§ **Source data**
>> start
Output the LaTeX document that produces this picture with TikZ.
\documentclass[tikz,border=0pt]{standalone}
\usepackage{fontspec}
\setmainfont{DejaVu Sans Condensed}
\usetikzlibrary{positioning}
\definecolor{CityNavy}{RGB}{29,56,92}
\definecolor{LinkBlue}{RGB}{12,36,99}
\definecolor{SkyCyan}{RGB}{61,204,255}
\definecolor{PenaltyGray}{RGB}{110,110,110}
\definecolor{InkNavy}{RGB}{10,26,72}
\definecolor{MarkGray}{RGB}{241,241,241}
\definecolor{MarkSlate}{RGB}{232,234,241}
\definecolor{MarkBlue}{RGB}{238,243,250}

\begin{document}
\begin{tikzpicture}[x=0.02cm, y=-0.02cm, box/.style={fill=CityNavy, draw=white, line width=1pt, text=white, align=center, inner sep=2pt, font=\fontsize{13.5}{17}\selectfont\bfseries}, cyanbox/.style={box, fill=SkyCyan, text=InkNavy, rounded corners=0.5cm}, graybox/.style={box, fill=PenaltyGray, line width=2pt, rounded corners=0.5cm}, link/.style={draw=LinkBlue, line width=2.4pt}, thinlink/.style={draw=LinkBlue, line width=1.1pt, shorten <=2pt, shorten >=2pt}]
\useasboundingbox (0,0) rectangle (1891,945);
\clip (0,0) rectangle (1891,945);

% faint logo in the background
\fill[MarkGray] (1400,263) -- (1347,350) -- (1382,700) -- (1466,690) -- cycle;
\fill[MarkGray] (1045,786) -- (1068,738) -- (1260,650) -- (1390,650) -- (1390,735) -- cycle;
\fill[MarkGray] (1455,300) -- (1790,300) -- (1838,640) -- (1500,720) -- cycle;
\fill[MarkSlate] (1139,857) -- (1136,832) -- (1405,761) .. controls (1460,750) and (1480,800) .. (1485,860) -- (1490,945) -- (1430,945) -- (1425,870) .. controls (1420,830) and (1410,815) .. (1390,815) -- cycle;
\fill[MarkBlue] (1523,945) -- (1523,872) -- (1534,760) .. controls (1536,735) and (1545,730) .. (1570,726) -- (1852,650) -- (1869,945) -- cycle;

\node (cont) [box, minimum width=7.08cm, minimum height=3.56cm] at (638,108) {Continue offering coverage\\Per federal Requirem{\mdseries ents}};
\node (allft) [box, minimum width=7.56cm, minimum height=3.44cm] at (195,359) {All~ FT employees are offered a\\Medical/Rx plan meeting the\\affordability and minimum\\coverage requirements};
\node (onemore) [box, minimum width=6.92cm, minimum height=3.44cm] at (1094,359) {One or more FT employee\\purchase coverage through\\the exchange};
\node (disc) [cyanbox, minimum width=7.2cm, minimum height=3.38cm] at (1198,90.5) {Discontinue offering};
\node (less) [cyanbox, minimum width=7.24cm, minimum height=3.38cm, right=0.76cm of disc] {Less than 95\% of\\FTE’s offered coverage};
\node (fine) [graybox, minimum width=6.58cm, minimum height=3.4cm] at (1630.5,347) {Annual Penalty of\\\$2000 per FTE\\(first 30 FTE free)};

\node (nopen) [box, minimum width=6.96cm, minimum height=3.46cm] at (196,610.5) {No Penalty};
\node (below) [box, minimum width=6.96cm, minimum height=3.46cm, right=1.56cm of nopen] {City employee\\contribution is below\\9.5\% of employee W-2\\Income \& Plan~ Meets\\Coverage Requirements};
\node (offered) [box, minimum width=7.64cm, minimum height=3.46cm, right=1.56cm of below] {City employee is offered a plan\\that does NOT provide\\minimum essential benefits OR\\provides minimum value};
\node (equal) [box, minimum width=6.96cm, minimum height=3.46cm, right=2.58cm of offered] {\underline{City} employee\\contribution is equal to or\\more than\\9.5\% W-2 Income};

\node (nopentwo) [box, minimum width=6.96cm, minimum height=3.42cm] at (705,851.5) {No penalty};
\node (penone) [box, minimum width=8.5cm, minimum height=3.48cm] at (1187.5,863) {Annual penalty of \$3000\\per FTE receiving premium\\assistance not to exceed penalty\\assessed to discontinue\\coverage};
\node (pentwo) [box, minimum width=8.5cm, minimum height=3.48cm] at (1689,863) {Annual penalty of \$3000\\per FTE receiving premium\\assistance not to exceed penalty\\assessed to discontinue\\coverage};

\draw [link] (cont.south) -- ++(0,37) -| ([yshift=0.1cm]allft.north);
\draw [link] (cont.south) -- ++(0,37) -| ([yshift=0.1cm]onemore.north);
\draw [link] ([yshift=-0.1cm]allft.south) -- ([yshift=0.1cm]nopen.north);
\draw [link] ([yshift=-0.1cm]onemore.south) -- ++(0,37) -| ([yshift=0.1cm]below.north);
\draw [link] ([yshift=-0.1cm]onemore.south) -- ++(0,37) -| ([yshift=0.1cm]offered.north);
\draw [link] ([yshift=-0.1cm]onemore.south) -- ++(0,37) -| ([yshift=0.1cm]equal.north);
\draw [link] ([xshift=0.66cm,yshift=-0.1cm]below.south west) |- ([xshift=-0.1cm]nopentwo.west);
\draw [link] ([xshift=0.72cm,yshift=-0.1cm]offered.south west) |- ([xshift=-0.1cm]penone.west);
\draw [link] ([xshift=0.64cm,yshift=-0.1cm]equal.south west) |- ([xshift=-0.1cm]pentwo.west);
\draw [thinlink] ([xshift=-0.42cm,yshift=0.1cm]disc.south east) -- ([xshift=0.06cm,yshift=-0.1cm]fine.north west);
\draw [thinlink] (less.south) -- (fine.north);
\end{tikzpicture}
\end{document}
>> end
>> start
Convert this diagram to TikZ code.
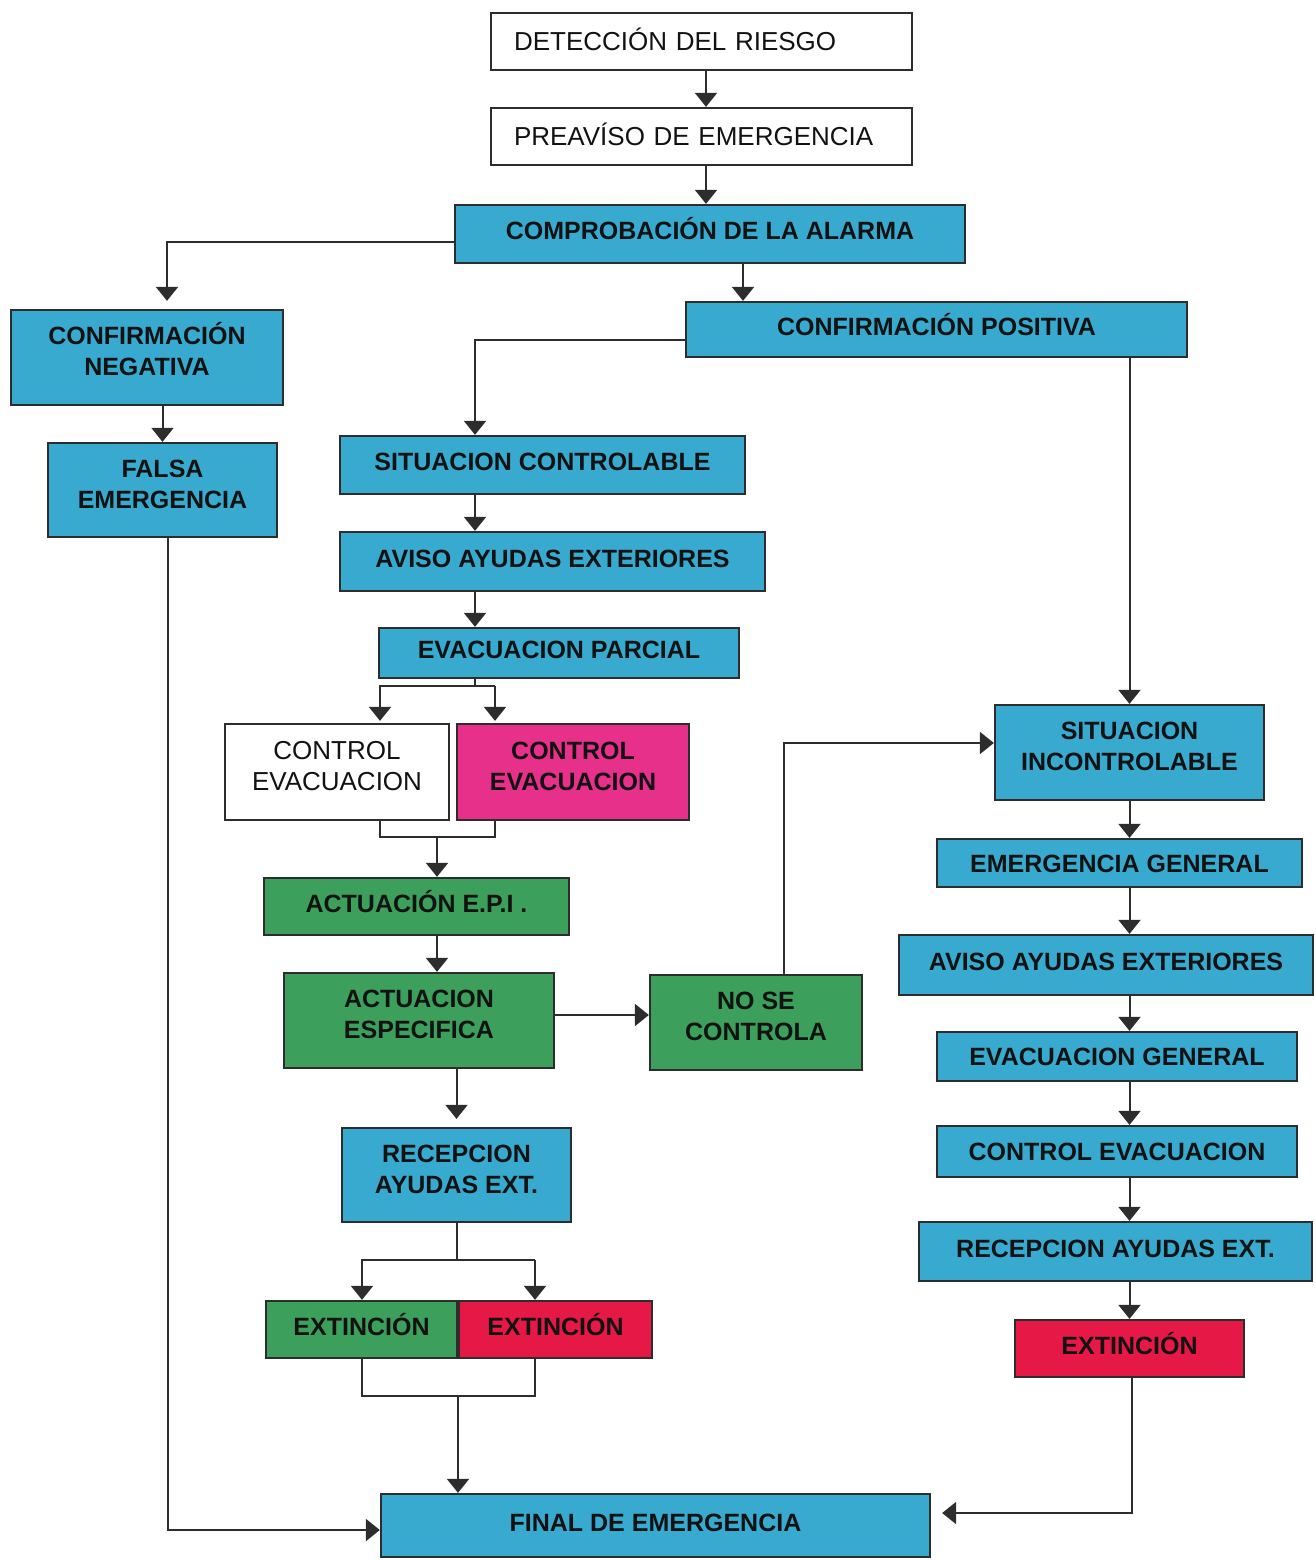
>> end
§ **Exercise aim**
Show every line where the string "this" appears.

§ **Answer in full**
Output the LaTeX document that produces this picture with TikZ.
Convert this diagram to TikZ code.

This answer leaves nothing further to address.